What Happens When We Name the Nones

NEW YORK, NY - NOVEMBER 02:  Protesters affiliated with Occupy Wall Street meditate during a 'flash meditation mob' in Zuccot
NEW YORK, NY - NOVEMBER 02: Protesters affiliated with Occupy Wall Street meditate during a 'flash meditation mob' in Zuccotti Park on November 2, 2011 in New York City. Earlier in the day veterans groups featuring current and former members of the United States military marched in support of Occupy Wall Street and to pay homage to Scott Olsen, a former Marine and Iraq War vet who sustained a skull fracture after he was injured by police at an Occupy Oakland protest. (Photo by Mario Tama/Getty Images)

The "Nones" did not exist -- until society named them. Of course, individuals who do not designate a religious affiliation have existed for centuries, but a coherent group labeled Nones is a new creation. Most of the individuals who do not designate a religious affiliation would not identify themselves as Nones or see themselves as part of a distinct group based on their response to a single survey question. Although some scholars have used the label since at least the 1960s, the ongoing discussions about Nones have popularized this new identity out of nothing. These discussions have increased in response to survey results such as the October 2012 report from the Pew Center, which declared that 1-in-5 adults in the United States are Nones. Creating this new group has significant potential to influence society.

Since the label has basically no content, arising from a negative answer to one question, various people and organizations have attempted to present characteristics to define the group. The report from Pew charted a range of characteristics that illustrate the diversity among those now labeled as Nones. While those who identify no religious affiliation tend to be more politically liberal, including a significantly higher percentage favoring pro-choice and marriage equality policies, they do not differ from the general population significantly on several other points, including the size of government, beliefs in astrology and reincarnation, and expressing a connection with nature. More than two-thirds have some belief in the divine, while more than 55 percent identify themselves as either religious or spiritual.

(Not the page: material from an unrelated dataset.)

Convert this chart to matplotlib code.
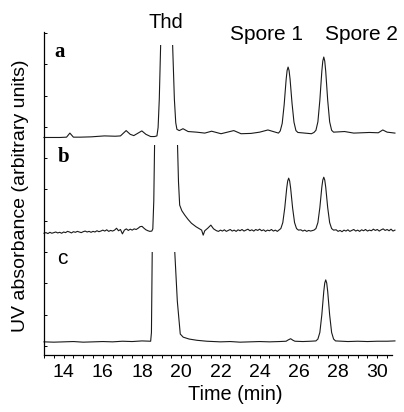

Despite this diversity, various discussions have produced homogeneous images of those who answer "no religious affiliation." Discussions of the Nones in the New York Times include associating them with phrases like "secularly inclined" and "humanist," while an NPR series forefronted the terms "atheists and agnostics" when introducing those designating no religious affiliation. An upcoming conference at Georgetown University also associates Nones with secularism. This new group is already being stereotyped with the characteristics that only a minority of those who answer "no religious affiliation" claim.

The process of constructing this group operates well beyond the realm of description, as commentators and various spokespeople for different organizations work to leverage Nones as a group, thus bringing in a range of political and institutional interests. While some church leaders replied to the report with alarm, as they saw further confirmation of the declining position of many institutions, others argued for a new vision of how these institutions can serve the needs of unaffiliated individuals. Referring to the presidential election analysis that showed 70 percent of Nones voted for Barack Obama, commentators have identified the Nones as potentially "a counterweight to the evangelical base," if Democrats can mobilize them effectively. Leaders of secular organizations, including the American Humanist Association and American Atheists, identify the increasing numbers of this group as an opportunity for their organizations to gain greater visibility and ostensibly social and political influence.

Individuals increasingly have claimed their own identification as Nones. Michelangelo Signorile, in a HuffPost commentary in October 2012, for example, self-identified as a None, asserting that he had been a None for a long time and referencing others whom he also declared to be fellow Nones. Others have used the label for several years, but the frequency of use appears to be increasing.

The influence of the public construction of the Nones as a group will play out in front of us. Will the designation of the Nones help some organizations gain greater prominence and power, taking the mantle of representing the Nones? Will these self-declared representatives of Nones and the stereotypes applied to Nones increase social pressure to conform to a particular image, such as holding an atheist or secular worldview? Will some change their response from "no religious affiliation" to a specific affiliation because they do not perceive themselves as fitting this stereotype of the Nones?

Social groups and identities are never static, as the construction of the Nones illustrates, and the processes of constructing new group identities are not unique to our contemporary situation. Some scholars suggest that the British Indian census in the 19th century influenced the formation of pan-Indian communities of Hindus, Muslims and Sikhs. Census-takers determined who belonged with which community, and community leaders used the census process and published statistics to maximize their community's position. We cannot predict how these processes will play out now, but we know that the act of creating an identity for those who do not designate a religious affiliation can have potentially lasting implications.